GIVEN DATA

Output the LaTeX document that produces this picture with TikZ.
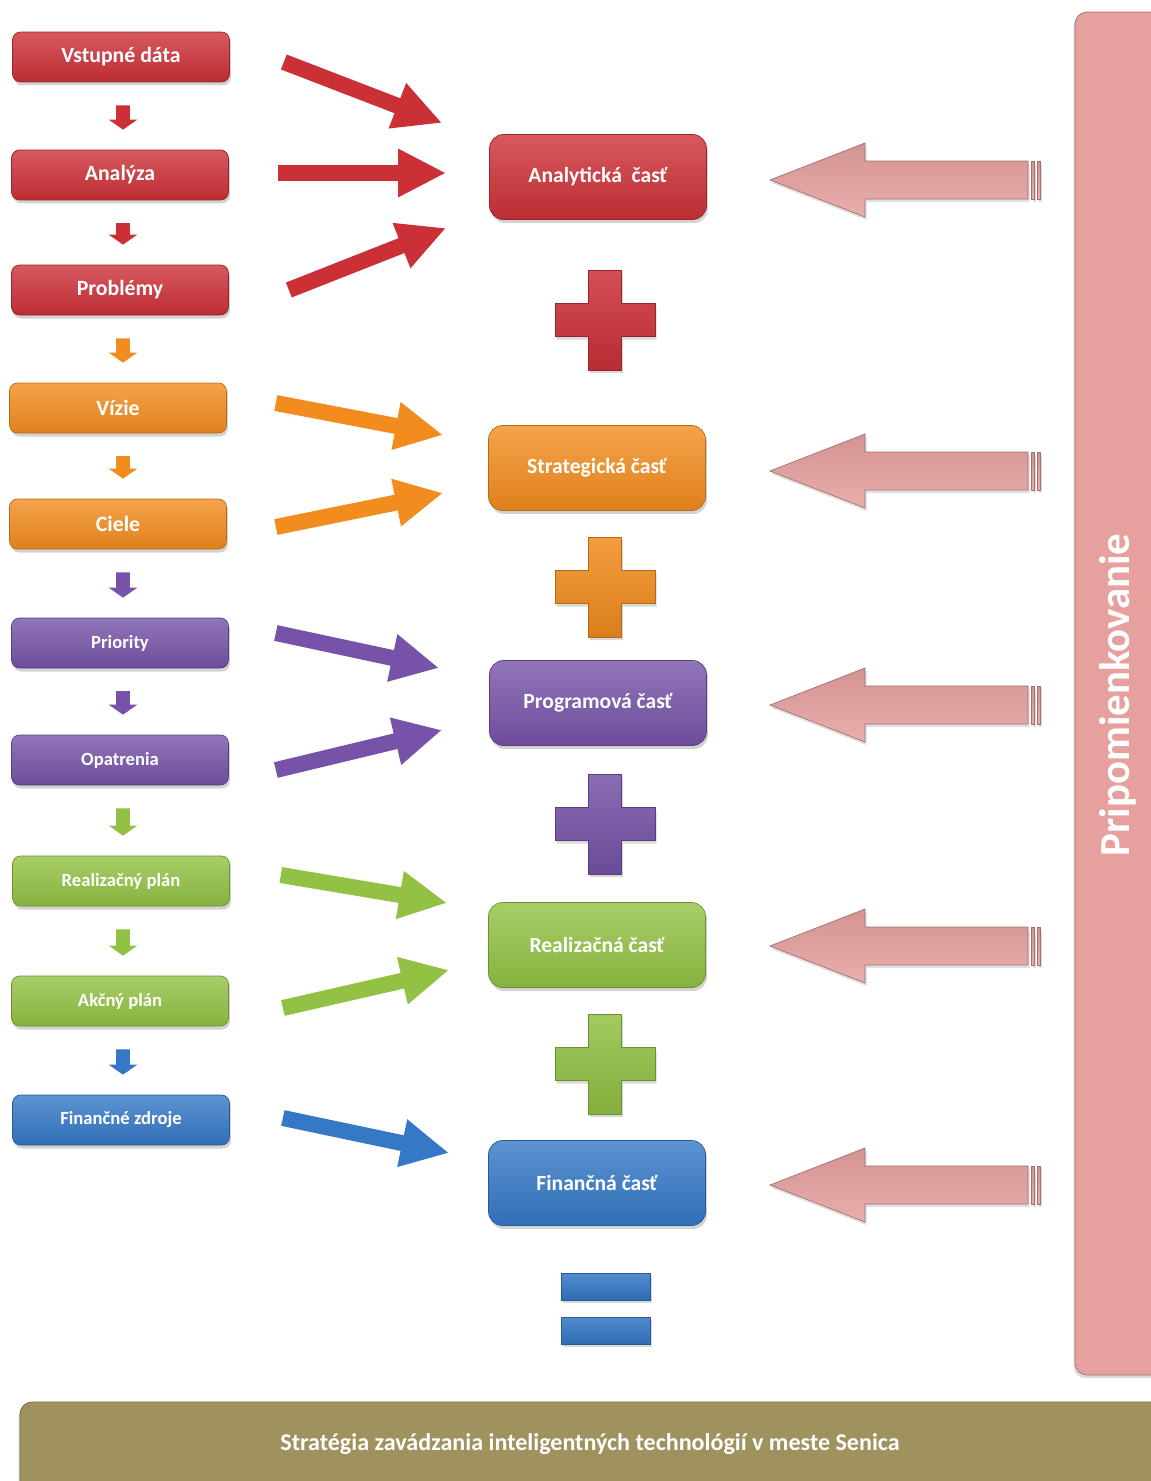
\documentclass[tikz,border=0pt]{standalone}
\usepackage{fontspec}
\setmainfont{Carlito}
\usetikzlibrary{positioning, calc, arrows.meta, shadows}

\definecolor{cred}{HTML}{CC3037}
\definecolor{corange}{HTML}{F28C1E}
\definecolor{cpurple}{HTML}{7653A8}
\definecolor{cgreen}{HTML}{92C143}
\definecolor{cblue}{HTML}{3478C6}
\definecolor{cpink}{HTML}{E6A09E}
\definecolor{colive}{HTML}{A0925E}

\begin{document}
\begin{tikzpicture}[x=0.02cm, y=-0.02cm,
    box/.style={rounded corners=0.16cm, minimum width=4.34cm, minimum height=1cm,
        draw=#1!75!black, top color=#1!80!white, bottom color=#1!92!black,
        text=white, font=\bfseries\fontsize{12.4}{14}\selectfont,
        drop shadow={opacity=0.35, shadow xshift=0.03cm, shadow yshift=-0.07cm}},
    smallbox/.style={box=#1, font=\bfseries\fontsize{10.6}{12}\selectfont},
    partbox/.style={box=#1, rounded corners=0.28cm, minimum height=1.7cm,
        font=\bfseries\fontsize{12.3}{14}\selectfont},
    smallarrow/.style={draw=#1, line width=0.28cm, shorten <=0.46cm, shorten >=0.4cm,
        -{Triangle[length=0.2cm, width=0.56cm]}},
    bigarrow/.style={draw=#1, line width=0.32cm, -{Triangle[length=0.96cm, width=0.9cm]}},
    plus/.style={draw=#1!75!black, top color=#1!85!white, bottom color=#1!90!black,
        drop shadow={opacity=0.3, shadow xshift=0.03cm, shadow yshift=-0.06cm}},
    pinkarrow/.style={draw=cpink!70!black, top color=cpink!92!black, bottom color=cpink!85!white,
        drop shadow={opacity=0.25, shadow xshift=0.03cm, shadow yshift=-0.06cm}},
    band/.style={rounded corners=0.24cm, draw=#1!70!black, fill=#1,
        drop shadow={opacity=0.3, shadow xshift=-0.03cm, shadow yshift=-0.06cm}}]

    \useasboundingbox (0,0) rectangle (1151,1481);

    % left column
    \node[box=cred] (vstup) at (121,57) {Vstupné dáta};
    \node[box=cred] (analyza) at (120,175) {Analýza};
    \node[box=cred] (problemy) at (120,290) {Problémy};
    \node[box=corange] (vizie) at (118,408) {Vízie};
    \node[box=corange] (ciele) at (118,524) {Ciele};
    \node[smallbox=cpurple] (priority) at (120,643) {Priority};
    \node[smallbox=cpurple] (opatrenia) at (120,760) {Opatrenia};
    \node[smallbox=cgreen] (realplan) at (121,881) {Realizačný plán};
    \node[smallbox=cgreen] (akcny) at (120,1001) {Akčný plán};
    \node[smallbox=cblue] (finzdroje) at (121,1120) {Finančné zdroje};

    \draw[smallarrow=cred] ([xshift=0.04cm]vstup.south) -- ([xshift=0.06cm]analyza.north);
    \draw[smallarrow=cred] ([xshift=0.06cm]analyza.south) -- ([xshift=0.06cm]problemy.north);
    \draw[smallarrow=corange] ([xshift=0.06cm]problemy.south) -- ([xshift=0.1cm]vizie.north);
    \draw[smallarrow=corange] ([xshift=0.1cm]vizie.south) -- ([xshift=0.1cm]ciele.north);
    \draw[smallarrow=cpurple] ([xshift=0.1cm]ciele.south) -- ([xshift=0.06cm]priority.north);
    \draw[smallarrow=cpurple] ([xshift=0.06cm]priority.south) -- ([xshift=0.06cm]opatrenia.north);
    \draw[smallarrow=cgreen] ([xshift=0.06cm]opatrenia.south) -- ([xshift=0.04cm]realplan.north);
    \draw[smallarrow=cgreen] ([xshift=0.04cm]realplan.south) -- ([xshift=0.06cm]akcny.north);
    \draw[smallarrow=cblue] ([xshift=0.06cm]akcny.south) -- ([xshift=0.04cm]finzdroje.north);

    % middle column
    \node[partbox=cred] (analytc) at (598,177) {Analytická~ časť};
    \node[partbox=corange] (strategc) at (597,468) {Strategická časť};
    \node[partbox=cpurple] (programc) at (598,703) {Programová časť};
    \node[partbox=cgreen] (realizc) at (597,945) {Realizačná časť};
    \node[partbox=cblue] (financc) at (597,1183) {Finančná časť};

    \draw[bigarrow=cred] ($(vstup.east)+(54,5)$) -- ($(analytc.west)+(-47,-54)$);
    \draw[bigarrow=cred] ($(analyza.east)+(49,-2)$) -- ($(analytc.west)+(-43,-4)$);
    \draw[bigarrow=cred] ($(problemy.east)+(60,0)$) -- ($(analytc.west)+(-43,51)$);
    \draw[bigarrow=corange] ($(vizie.east)+(49,-5)$) -- ($(strategc.west)+(-45,-33)$);
    \draw[bigarrow=corange] ($(ciele.east)+(49,3)$) -- ($(strategc.west)+(-45,25)$);
    \draw[bigarrow=cpurple] ($(priority.east)+(47,-10)$) -- ($(programc.west)+(-50,-35)$);
    \draw[bigarrow=cpurple] ($(opatrenia.east)+(47,10)$) -- ($(programc.west)+(-47,27)$);
    \draw[bigarrow=cgreen] ($(realplan.east)+(51,-6)$) -- ($(realizc.west)+(-41,-42)$);
    \draw[bigarrow=cgreen] ($(akcny.east)+(54,7)$) -- ($(realizc.west)+(-39,25)$);
    \draw[bigarrow=cblue] ($(finzdroje.east)+(53,-2)$) -- ($(financc.west)+(-39,-30)$);

    % plus and equals signs
    \foreach \c/\py in {cred/320, corange/587, cpurple/824, cgreen/1064}
        \path[plus=\c] (588.5,\py-50) -- (621.5,\py-50) -- (621.5,\py-16.5) -- (655,\py-16.5)
            -- (655,\py+16.5) -- (621.5,\py+16.5) -- (621.5,\py+50) -- (588.5,\py+50)
            -- (588.5,\py+16.5) -- (555,\py+16.5) -- (555,\py-16.5) -- (588.5,\py-16.5) -- cycle;
    \path[plus=cblue] (561,1273) rectangle (650,1300);
    \path[plus=cblue] (561,1317) rectangle (650,1344);

    % pink arrows
    \foreach \py in {180,471,705,946,1185} {
        \path[pinkarrow] (770,\py) -- (865,\py-37) -- (865,\py-19) -- (1028,\py-19)
            -- (1028,\py+19) -- (865,\py+19) -- (865,\py+37) -- cycle;
        \path[pinkarrow] (1031,\py-19) rectangle (1034,\py+19);
        \path[pinkarrow] (1037,\py-19) rectangle (1040,\py+19);
    }

    % side and bottom bands
    \path[band=cpink] (1075,12) rectangle (1200,1375);
    \node[rotate=90, text=white, font=\bfseries\fontsize{24.4}{28}\selectfont] (pripom) at (1118,695) {Pripomienkovanie};
    \path[band=colive] (20,1402) rectangle (1200,1530);
    \node[text=white, font=\bfseries\fontsize{13.7}{16}\selectfont] (strategia) at (590,1444) {Stratégia zavádzania inteligentných technológií v meste Senica};
\end{tikzpicture}
\end{document}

SHORT TASK
Reproduce all of the material exactly, apart from the pictures.

SOLUTION FOR THIS PROBLEM
Output the LaTeX document that produces this picture with TikZ.
\documentclass[tikz,border=0pt]{standalone}
\usepackage{fontspec}
\setmainfont{Carlito}
\usetikzlibrary{positioning, calc, arrows.meta, shadows}

\definecolor{cred}{HTML}{CC3037}
\definecolor{corange}{HTML}{F28C1E}
\definecolor{cpurple}{HTML}{7653A8}
\definecolor{cgreen}{HTML}{92C143}
\definecolor{cblue}{HTML}{3478C6}
\definecolor{cpink}{HTML}{E6A09E}
\definecolor{colive}{HTML}{A0925E}

\begin{document}
\begin{tikzpicture}[x=0.02cm, y=-0.02cm,
    box/.style={rounded corners=0.16cm, minimum width=4.34cm, minimum height=1cm,
        draw=#1!75!black, top color=#1!80!white, bottom color=#1!92!black,
        text=white, font=\bfseries\fontsize{12.4}{14}\selectfont,
        drop shadow={opacity=0.35, shadow xshift=0.03cm, shadow yshift=-0.07cm}},
    smallbox/.style={box=#1, font=\bfseries\fontsize{10.6}{12}\selectfont},
    partbox/.style={box=#1, rounded corners=0.28cm, minimum height=1.7cm,
        font=\bfseries\fontsize{12.3}{14}\selectfont},
    smallarrow/.style={draw=#1, line width=0.28cm, shorten <=0.46cm, shorten >=0.4cm,
        -{Triangle[length=0.2cm, width=0.56cm]}},
    bigarrow/.style={draw=#1, line width=0.32cm, -{Triangle[length=0.96cm, width=0.9cm]}},
    plus/.style={draw=#1!75!black, top color=#1!85!white, bottom color=#1!90!black,
        drop shadow={opacity=0.3, shadow xshift=0.03cm, shadow yshift=-0.06cm}},
    pinkarrow/.style={draw=cpink!70!black, top color=cpink!92!black, bottom color=cpink!85!white,
        drop shadow={opacity=0.25, shadow xshift=0.03cm, shadow yshift=-0.06cm}},
    band/.style={rounded corners=0.24cm, draw=#1!70!black, fill=#1,
        drop shadow={opacity=0.3, shadow xshift=-0.03cm, shadow yshift=-0.06cm}}]

    \useasboundingbox (0,0) rectangle (1151,1481);

    % left column
    \node[box=cred] (vstup) at (121,57) {Vstupné dáta};
    \node[box=cred] (analyza) at (120,175) {Analýza};
    \node[box=cred] (problemy) at (120,290) {Problémy};
    \node[box=corange] (vizie) at (118,408) {Vízie};
    \node[box=corange] (ciele) at (118,524) {Ciele};
    \node[smallbox=cpurple] (priority) at (120,643) {Priority};
    \node[smallbox=cpurple] (opatrenia) at (120,760) {Opatrenia};
    \node[smallbox=cgreen] (realplan) at (121,881) {Realizačný plán};
    \node[smallbox=cgreen] (akcny) at (120,1001) {Akčný plán};
    \node[smallbox=cblue] (finzdroje) at (121,1120) {Finančné zdroje};

    \draw[smallarrow=cred] ([xshift=0.04cm]vstup.south) -- ([xshift=0.06cm]analyza.north);
    \draw[smallarrow=cred] ([xshift=0.06cm]analyza.south) -- ([xshift=0.06cm]problemy.north);
    \draw[smallarrow=corange] ([xshift=0.06cm]problemy.south) -- ([xshift=0.1cm]vizie.north);
    \draw[smallarrow=corange] ([xshift=0.1cm]vizie.south) -- ([xshift=0.1cm]ciele.north);
    \draw[smallarrow=cpurple] ([xshift=0.1cm]ciele.south) -- ([xshift=0.06cm]priority.north);
    \draw[smallarrow=cpurple] ([xshift=0.06cm]priority.south) -- ([xshift=0.06cm]opatrenia.north);
    \draw[smallarrow=cgreen] ([xshift=0.06cm]opatrenia.south) -- ([xshift=0.04cm]realplan.north);
    \draw[smallarrow=cgreen] ([xshift=0.04cm]realplan.south) -- ([xshift=0.06cm]akcny.north);
    \draw[smallarrow=cblue] ([xshift=0.06cm]akcny.south) -- ([xshift=0.04cm]finzdroje.north);

    % middle column
    \node[partbox=cred] (analytc) at (598,177) {Analytická~ časť};
    \node[partbox=corange] (strategc) at (597,468) {Strategická časť};
    \node[partbox=cpurple] (programc) at (598,703) {Programová časť};
    \node[partbox=cgreen] (realizc) at (597,945) {Realizačná časť};
    \node[partbox=cblue] (financc) at (597,1183) {Finančná časť};

    \draw[bigarrow=cred] ($(vstup.east)+(54,5)$) -- ($(analytc.west)+(-47,-54)$);
    \draw[bigarrow=cred] ($(analyza.east)+(49,-2)$) -- ($(analytc.west)+(-43,-4)$);
    \draw[bigarrow=cred] ($(problemy.east)+(60,0)$) -- ($(analytc.west)+(-43,51)$);
    \draw[bigarrow=corange] ($(vizie.east)+(49,-5)$) -- ($(strategc.west)+(-45,-33)$);
    \draw[bigarrow=corange] ($(ciele.east)+(49,3)$) -- ($(strategc.west)+(-45,25)$);
    \draw[bigarrow=cpurple] ($(priority.east)+(47,-10)$) -- ($(programc.west)+(-50,-35)$);
    \draw[bigarrow=cpurple] ($(opatrenia.east)+(47,10)$) -- ($(programc.west)+(-47,27)$);
    \draw[bigarrow=cgreen] ($(realplan.east)+(51,-6)$) -- ($(realizc.west)+(-41,-42)$);
    \draw[bigarrow=cgreen] ($(akcny.east)+(54,7)$) -- ($(realizc.west)+(-39,25)$);
    \draw[bigarrow=cblue] ($(finzdroje.east)+(53,-2)$) -- ($(financc.west)+(-39,-30)$);

    % plus and equals signs
    \foreach \c/\py in {cred/320, corange/587, cpurple/824, cgreen/1064}
        \path[plus=\c] (588.5,\py-50) -- (621.5,\py-50) -- (621.5,\py-16.5) -- (655,\py-16.5)
            -- (655,\py+16.5) -- (621.5,\py+16.5) -- (621.5,\py+50) -- (588.5,\py+50)
            -- (588.5,\py+16.5) -- (555,\py+16.5) -- (555,\py-16.5) -- (588.5,\py-16.5) -- cycle;
    \path[plus=cblue] (561,1273) rectangle (650,1300);
    \path[plus=cblue] (561,1317) rectangle (650,1344);

    % pink arrows
    \foreach \py in {180,471,705,946,1185} {
        \path[pinkarrow] (770,\py) -- (865,\py-37) -- (865,\py-19) -- (1028,\py-19)
            -- (1028,\py+19) -- (865,\py+19) -- (865,\py+37) -- cycle;
        \path[pinkarrow] (1031,\py-19) rectangle (1034,\py+19);
        \path[pinkarrow] (1037,\py-19) rectangle (1040,\py+19);
    }

    % side and bottom bands
    \path[band=cpink] (1075,12) rectangle (1200,1375);
    \node[rotate=90, text=white, font=\bfseries\fontsize{24.4}{28}\selectfont] (pripom) at (1118,695) {Pripomienkovanie};
    \path[band=colive] (20,1402) rectangle (1200,1530);
    \node[text=white, font=\bfseries\fontsize{13.7}{16}\selectfont] (strategia) at (590,1444) {Stratégia zavádzania inteligentných technológií v meste Senica};
\end{tikzpicture}
\end{document}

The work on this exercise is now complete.